SEOUL: South Korea’s government should resume publishing polls on nuclear safety after a loss of public confidence in the sector in the wake of Japan’s Fukushima disaster, an opposition South Korean lawmaker said yesterday.
The call came as South Korea, whose public is traditionally seen as pro-nuclear, investigated fake safety documents for parts used in nuclear plants led to two of the country’s 23 reactors being shut down last week and has raised the prospect of power shortages in the harsh Korean winter.
Woo Yoon-geun, an opposition legislator in South Korea’s parliament, said the government had deliberately suppressed the polls in a bid to ensure support for plans to construct new nuclear power stations, a charge denied by the agency that runs the polling.

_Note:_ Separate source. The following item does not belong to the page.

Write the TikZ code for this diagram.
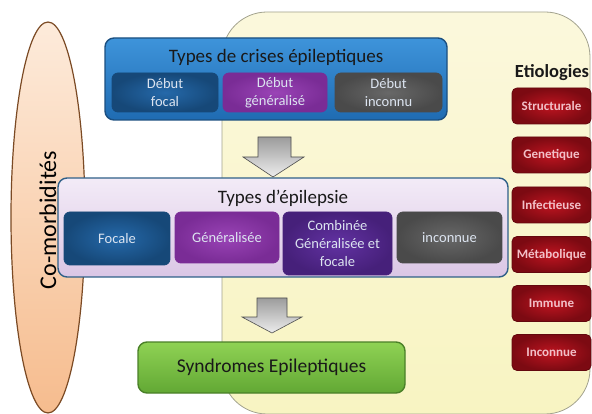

“They should disclose the result to the public as it is and conduct the official regular survey,” Woo said by telephone yesterday.
The polls were conducted by an industry body that promotes nuclear power which is run by The Ministry of the Knowledge Economy, a ministry which is also responsible for nuclear oversight, domestic nuclear expansion and South Korea’s ambitious export plans, worth hundreds of billions of dollars.
Until 2011, the polls were published annually, but since the March 2011 Fukushima accident, the world’s second worst nuclear disaster after Chernobyl, no survey has been published.